By about 4:00 PM on Monday I became deeply convinced that, contrary to all signs leading up to the election, we were going to lose the vote on Wellington Elementary. There was lots of anecdotal evidence floating about to support this: Wellington poll counters (including me) had been tracking our supporters since the polls opened at 7:00AM, and by late afternoon not enough of them seemed to be showing up to give a clear edge over all those “other” voters whose intentions we didn’t know. Ominous. Even worse: it was a gorgeous day — the perfect weather to saunter down to your local polling place and cast a vote. That was going to level the playing field against the motivated Wellington supporters in what we already expected would be a close election.
By 5:00pm, I started thinking about what I’d write here about the loss. My leading candidate for a blog heading: “Dumb and Bummer,” was going to lament a decision that just didn’t make a darned bit of sense. (That entry is now being saved for a melancholy occasion to be named later.) More import: I was thinking about what a loss on the Wellington would say about the direction in which our Town of Homes was heading. What other priorities might fail to win the approval of voters who couldn’t see clear to OK’ing an elementary school that would save them $80,000 a year in maintenance costs, even with a $12.4m sweetener from the State on the table? Was it realistic to even hope for an Prop 2 1/2 override in the Spring to address the town’s structural deficit? As I watched my daughter try out the viola and cello at an information session on Belmont’s elementary instrumental music program, I wondered if these, too, were programs that could be saved in a town unwilling to make even a basic investment like replacing a decaying school building.
As it turned out, there was no need to worry. Belmont voters turned out in solid numbers to pass a Proposition 2 1/2 override to pay for construction of a new Wellington School: with 5,871 voters going to the polls, 65% of them voting in favor of the debt exclusion, with a surge of voters late in the day putting the YES vote (way) over the top. While the numbers weren’t huge (around 35% turnout), the outcome was — with the close defeat of the last Prop 2 1/2 effort (for road reconstruction) still fresh in everyone’s mind, 65% in favor sent a clear message that Belmontonians value education, take the town’s reputation and tradition of supporting its schools seriously, and can imagine a future more than a year or two distant. As someone put it so eloquently at the victory party last evening, the outcome proved, above all else, that we’re not dumb. Voters in town did the math and knew a good deal when they saw it. The margin of victory suggests it was more than just moms and dads out voting on Monday – folks across the political and demographic spectrum voted for Wellington. In the end, Monday’s election was a matter of stepping through the door that had opened up for us, and step we did.
I won’t be the first to note that this is a project that has been a long time coming here in town — put on the back burner as more urgent capital projects took precedence, then mothballed as the State reworked its process for funding school construction. Its success at the polls today, in the face of a stiff headwind of a bad economy, is the culmination of years of planning by Pat Brusch, Joel Mooney, Mark Haley and all the folks on the Wellington Building Committee, as well as the tireless efforts of my fellow School Committee member Karen Parmett to keep the Wellington on the radar and, of course, the whole Together for Wellington crew, led by Anne Helgen and Laurie Slap, but encompassing the work of so many other outstanding volunteers.
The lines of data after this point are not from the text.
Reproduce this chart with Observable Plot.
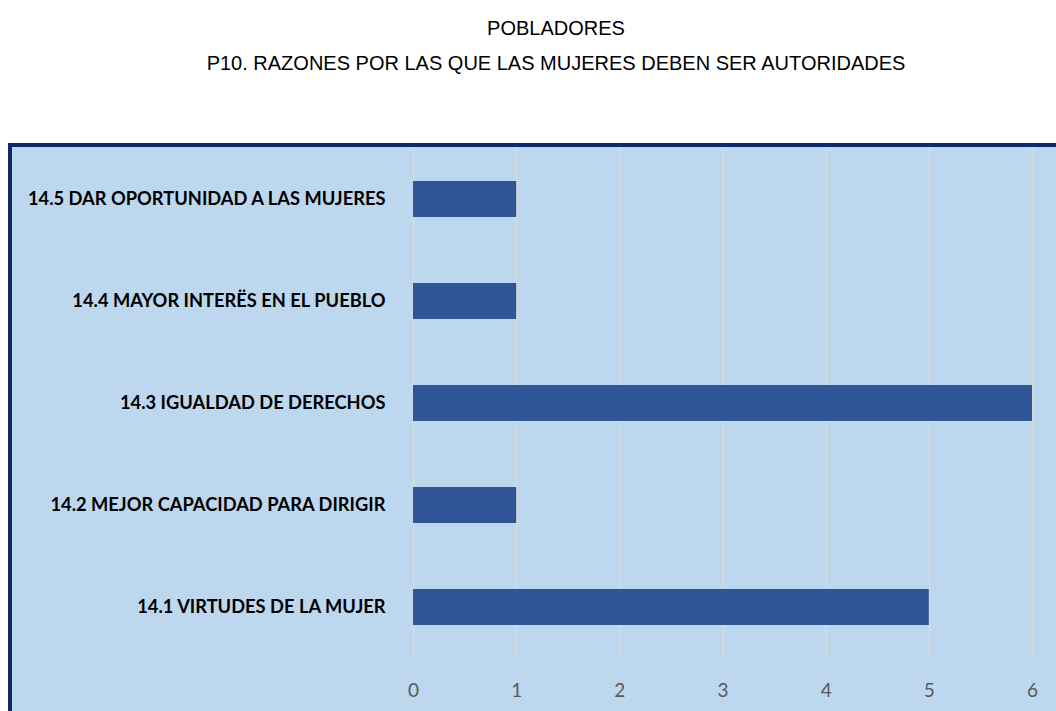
<!DOCTYPE html>
<html>
<head>
<meta charset="utf-8">
<script src="https://cdn.jsdelivr.net/npm/d3@7"></script>
<script src="https://cdn.jsdelivr.net/npm/@observablehq/plot@0.6"></script>
<style>
  html, body { margin: 0; padding: 0; background: #ffffff; width: 1056px; height: 711px; overflow: hidden; position: relative; }
  .t { position: absolute; left: 0; width: 1112px; text-align: center; font-family: "Liberation Sans", Arial, sans-serif; font-size: 20px; color: #000; line-height: 1; }
  #t1 { top: 18px; }
  #t2 { top: 53px; }
  #box { position: absolute; left: 8px; top: 143px; width: 1100px; height: 620px; background: #BDD7EE; border-left: 4px solid #0E2A6B; border-top: 4px solid #0E2A6B; }
  #chart { position: absolute; left: 0; top: 0; }
</style>
</head>
<body>
<div class="t" id="t1">POBLADORES</div>
<div class="t" id="t2">P10. RAZONES POR LAS QUE LAS MUJERES DEBEN SER AUTORIDADES</div>
<div id="box"><div id="chart"></div></div>
<script>
const categories = [
  "14.5 DAR OPORTUNIDAD A LAS MUJERES",
  "14.4 MAYOR INTERËS EN EL PUEBLO",
  "14.3 IGUALDAD DE DERECHOS",
  "14.2 MEJOR CAPACIDAD PARA DIRIGIR",
  "14.1 VIRTUDES DE LA MUJER"
];
const values = [1, 1, 6, 1, 5];
const xTicks = [0, 1, 2, 3, 4, 5, 6];

const data = categories.map((c, i) => ({category: c, value: values[i]}));

const chart = Plot.plot({
  width: 1044,
  height: 564,
  marginLeft: 401,
  marginRight: 24,
  marginTop: 0,
  marginBottom: 53,
  style: { background: "transparent", overflow: "visible" },
  x: { domain: [0, 6], ticks: xTicks, label: null },
  y: { domain: categories, paddingInner: 0.648, paddingOuter: 0.324, label: null },
  marks: [
    Plot.ruleX(xTicks, { stroke: "#D9D9D9", strokeWidth: 1.6 }),
    Plot.barX(data, { x: "value", y: "category", fill: "#2F5597" }),
    Plot.axisX({ ticks: xTicks, tickFormat: d3.format("d"), tickSize: 0, tickPadding: 25, fontSize: 19, fill: "#595959", fontFamily: "Lato, 'Open Sans', sans-serif", label: null }),
    Plot.axisY({ tickSize: 0, tickPadding: 28, fontSize: 18.3, fontWeight: "bold", fill: "#000000", fontFamily: "Lato, 'Open Sans', sans-serif", label: null })
  ]
});
document.getElementById("chart").appendChild(chart);
</script>
</body>
</html>
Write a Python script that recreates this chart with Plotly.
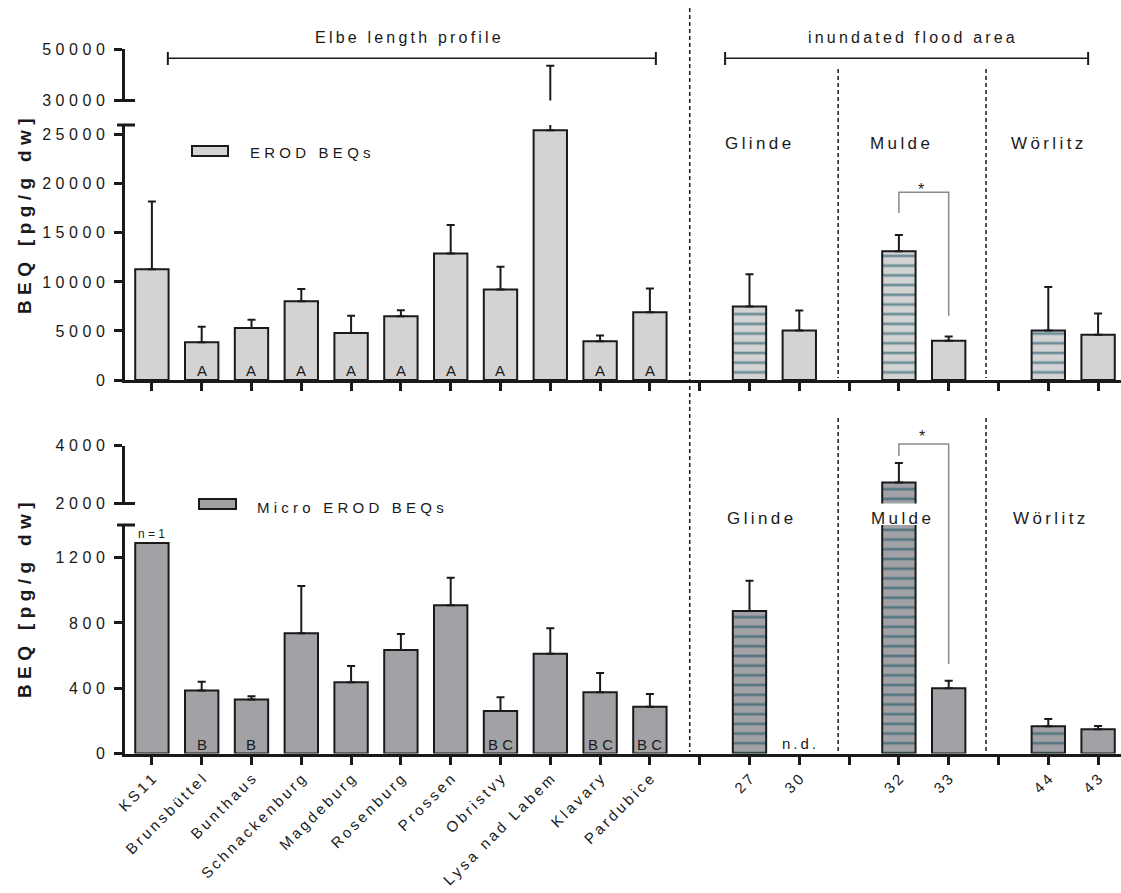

Many in town have been looking on with dismay as deficits have grown, infrastructure has worsened and the social fabric in town has come to resemble the bottom of Underwood Pool: old timers versus newcomers, seniors vs. young families, and so on. The prevailing political wisdom is that Belmontonians wanted things this way — that we’d rather have disintegrating roads and school buildings and a patchy pool than pay higher taxes. The decisive vote in favor of a New Wellington yesterday doesn’t disprove such theories, but it does make them look a bit more like theories than irrefutable laws.
In the short term, the vote puts an end to a years-long game of three dimensional chess that those desirous of any change have had to play — an end to the constant worry about whether pushing for _x_ will “sink the Wellington?!” With the Wellington vote a matter of record, expect a more full-throated debate about what kind of town Belmont can and should be. If nothing else, the Wellington may remind us all that investing in our public schools and investing in the future of Belmont are things that are just…good, and enrich us all far beyond the meager costs we pay (around $1 a day, on average, for the new Wellington school). I wasn’t out looking, but I’d be surprised if local realtors weren’t talking up the vote to prospective home buyers today, as they will in the months and years ahead. That’s good news for all of us in what is still a tough housing market.
Even better: the Wellington is good news for the beleaguered Wellington students, who have put up for years with the quirks and failings of an aging building. If all goes according to plan, in a matter of months, those students and the rest of us will get to step through another d00r: the front door of a brand new, state of the art elementary school that provide students with an outstanding learning environment, save us money, and serve Belmont faithfully for generations. YES!